● **WORK TO DO**
Lines containing "that" are to be counted. Give the number and nothing more.

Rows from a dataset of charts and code
___

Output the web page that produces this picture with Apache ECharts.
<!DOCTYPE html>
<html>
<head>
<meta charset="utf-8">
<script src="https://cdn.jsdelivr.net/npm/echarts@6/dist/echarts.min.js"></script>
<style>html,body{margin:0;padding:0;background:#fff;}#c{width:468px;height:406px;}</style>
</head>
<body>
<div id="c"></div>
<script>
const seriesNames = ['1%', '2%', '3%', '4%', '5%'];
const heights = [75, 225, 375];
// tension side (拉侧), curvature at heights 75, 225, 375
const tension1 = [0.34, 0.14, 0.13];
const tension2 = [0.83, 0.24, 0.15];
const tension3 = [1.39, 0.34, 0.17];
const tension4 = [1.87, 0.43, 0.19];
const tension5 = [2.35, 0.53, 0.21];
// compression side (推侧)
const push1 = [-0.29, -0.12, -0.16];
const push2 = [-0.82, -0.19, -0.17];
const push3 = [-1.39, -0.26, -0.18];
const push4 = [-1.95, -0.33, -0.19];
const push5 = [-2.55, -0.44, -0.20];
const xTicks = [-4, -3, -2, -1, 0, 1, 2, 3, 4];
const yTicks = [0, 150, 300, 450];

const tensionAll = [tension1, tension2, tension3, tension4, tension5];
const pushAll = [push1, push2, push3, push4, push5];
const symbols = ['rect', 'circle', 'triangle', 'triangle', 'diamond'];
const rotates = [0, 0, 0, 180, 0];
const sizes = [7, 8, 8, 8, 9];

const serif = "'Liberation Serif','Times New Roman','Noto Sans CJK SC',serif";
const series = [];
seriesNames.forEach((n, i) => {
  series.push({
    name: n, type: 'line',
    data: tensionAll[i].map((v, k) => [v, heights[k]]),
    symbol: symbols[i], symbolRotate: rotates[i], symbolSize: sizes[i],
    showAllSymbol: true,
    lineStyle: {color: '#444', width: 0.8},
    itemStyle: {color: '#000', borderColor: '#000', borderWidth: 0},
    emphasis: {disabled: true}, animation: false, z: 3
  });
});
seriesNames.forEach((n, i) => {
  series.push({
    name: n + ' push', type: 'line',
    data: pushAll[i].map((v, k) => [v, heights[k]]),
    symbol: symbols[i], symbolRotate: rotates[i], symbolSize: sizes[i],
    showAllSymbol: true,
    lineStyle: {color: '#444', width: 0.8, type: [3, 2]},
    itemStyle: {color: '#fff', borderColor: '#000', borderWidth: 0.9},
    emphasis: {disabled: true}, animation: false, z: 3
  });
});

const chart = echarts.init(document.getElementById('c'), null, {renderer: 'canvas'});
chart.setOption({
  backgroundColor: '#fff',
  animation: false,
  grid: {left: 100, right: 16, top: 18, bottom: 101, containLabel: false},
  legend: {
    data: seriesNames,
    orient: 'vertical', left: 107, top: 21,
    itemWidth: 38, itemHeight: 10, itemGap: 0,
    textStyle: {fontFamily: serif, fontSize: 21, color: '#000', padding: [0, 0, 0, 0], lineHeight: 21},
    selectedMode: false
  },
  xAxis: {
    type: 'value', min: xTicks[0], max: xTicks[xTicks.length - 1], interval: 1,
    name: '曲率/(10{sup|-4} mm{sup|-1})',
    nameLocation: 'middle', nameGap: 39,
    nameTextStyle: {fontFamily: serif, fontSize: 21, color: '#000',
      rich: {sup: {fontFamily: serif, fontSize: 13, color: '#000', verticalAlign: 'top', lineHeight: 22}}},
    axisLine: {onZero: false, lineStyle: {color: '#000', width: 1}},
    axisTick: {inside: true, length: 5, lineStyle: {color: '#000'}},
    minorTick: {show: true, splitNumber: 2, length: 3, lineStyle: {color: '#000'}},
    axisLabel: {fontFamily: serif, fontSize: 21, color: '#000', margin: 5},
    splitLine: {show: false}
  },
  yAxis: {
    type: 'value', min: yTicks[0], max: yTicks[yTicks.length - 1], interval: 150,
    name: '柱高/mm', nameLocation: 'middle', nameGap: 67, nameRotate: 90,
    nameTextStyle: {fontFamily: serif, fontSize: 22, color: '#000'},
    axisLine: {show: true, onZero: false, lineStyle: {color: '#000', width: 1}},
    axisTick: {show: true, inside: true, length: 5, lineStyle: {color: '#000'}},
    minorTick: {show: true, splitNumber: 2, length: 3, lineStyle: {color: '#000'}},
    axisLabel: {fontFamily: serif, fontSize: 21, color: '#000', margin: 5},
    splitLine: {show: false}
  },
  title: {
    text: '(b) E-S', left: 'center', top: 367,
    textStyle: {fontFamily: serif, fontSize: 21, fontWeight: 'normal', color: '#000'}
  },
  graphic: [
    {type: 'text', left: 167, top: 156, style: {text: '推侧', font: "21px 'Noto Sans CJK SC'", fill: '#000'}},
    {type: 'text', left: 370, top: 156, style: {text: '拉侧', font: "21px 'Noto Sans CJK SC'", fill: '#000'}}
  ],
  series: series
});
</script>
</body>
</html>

___

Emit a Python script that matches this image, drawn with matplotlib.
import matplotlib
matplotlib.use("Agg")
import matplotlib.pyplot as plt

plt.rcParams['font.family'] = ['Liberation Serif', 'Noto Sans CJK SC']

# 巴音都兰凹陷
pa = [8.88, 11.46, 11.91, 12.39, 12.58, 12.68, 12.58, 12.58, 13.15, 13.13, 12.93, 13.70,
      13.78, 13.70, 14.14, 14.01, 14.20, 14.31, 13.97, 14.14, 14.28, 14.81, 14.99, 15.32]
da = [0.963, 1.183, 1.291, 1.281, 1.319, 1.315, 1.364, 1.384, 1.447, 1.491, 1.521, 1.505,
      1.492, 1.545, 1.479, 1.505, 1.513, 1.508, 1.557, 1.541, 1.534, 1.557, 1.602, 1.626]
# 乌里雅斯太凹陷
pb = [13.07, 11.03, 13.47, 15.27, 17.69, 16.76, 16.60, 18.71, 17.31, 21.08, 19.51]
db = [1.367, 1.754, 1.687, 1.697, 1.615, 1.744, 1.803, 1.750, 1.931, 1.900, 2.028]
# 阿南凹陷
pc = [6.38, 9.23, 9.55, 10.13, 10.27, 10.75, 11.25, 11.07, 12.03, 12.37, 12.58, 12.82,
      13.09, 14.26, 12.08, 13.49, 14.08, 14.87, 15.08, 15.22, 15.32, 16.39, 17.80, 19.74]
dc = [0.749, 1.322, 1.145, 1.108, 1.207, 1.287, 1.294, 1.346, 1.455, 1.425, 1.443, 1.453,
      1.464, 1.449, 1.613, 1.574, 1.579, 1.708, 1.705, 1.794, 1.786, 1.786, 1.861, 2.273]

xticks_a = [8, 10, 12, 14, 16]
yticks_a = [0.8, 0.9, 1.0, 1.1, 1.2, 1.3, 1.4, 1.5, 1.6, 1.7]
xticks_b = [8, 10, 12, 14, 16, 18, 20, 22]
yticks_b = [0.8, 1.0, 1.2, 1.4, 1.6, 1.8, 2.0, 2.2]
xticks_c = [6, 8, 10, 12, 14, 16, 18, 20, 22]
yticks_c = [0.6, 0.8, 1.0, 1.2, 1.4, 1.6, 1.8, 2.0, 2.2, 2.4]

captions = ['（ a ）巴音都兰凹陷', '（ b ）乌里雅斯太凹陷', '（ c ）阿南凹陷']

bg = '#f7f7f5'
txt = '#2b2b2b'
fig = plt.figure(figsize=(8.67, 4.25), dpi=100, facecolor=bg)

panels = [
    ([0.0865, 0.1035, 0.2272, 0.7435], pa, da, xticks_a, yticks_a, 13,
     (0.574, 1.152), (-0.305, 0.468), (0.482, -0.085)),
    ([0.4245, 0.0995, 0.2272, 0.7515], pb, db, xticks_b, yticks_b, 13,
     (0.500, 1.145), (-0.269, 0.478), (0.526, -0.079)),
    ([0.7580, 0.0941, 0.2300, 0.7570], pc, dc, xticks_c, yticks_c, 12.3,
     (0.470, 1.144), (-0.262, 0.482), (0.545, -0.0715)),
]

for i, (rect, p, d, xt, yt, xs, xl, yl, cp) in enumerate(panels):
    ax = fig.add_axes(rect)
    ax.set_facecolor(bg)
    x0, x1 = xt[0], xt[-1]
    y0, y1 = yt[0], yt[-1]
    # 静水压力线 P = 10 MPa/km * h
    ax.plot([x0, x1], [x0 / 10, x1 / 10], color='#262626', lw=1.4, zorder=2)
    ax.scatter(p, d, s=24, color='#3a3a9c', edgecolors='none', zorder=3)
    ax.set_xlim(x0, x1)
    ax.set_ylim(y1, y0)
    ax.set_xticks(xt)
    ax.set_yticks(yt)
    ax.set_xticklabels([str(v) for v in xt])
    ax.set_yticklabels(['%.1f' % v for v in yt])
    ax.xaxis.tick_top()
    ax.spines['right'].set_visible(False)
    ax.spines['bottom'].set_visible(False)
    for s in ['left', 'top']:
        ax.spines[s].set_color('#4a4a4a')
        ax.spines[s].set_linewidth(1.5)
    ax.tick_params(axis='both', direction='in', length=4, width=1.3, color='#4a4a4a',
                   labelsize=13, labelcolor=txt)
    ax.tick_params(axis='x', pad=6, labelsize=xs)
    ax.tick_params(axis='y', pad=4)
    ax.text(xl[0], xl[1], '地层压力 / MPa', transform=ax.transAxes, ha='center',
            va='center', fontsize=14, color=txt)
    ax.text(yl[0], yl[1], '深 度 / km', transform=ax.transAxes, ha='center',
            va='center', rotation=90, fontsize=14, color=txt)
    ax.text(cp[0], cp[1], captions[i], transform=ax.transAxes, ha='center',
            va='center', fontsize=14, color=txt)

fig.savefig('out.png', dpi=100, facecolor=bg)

___

● **TASK OUTPUT**
2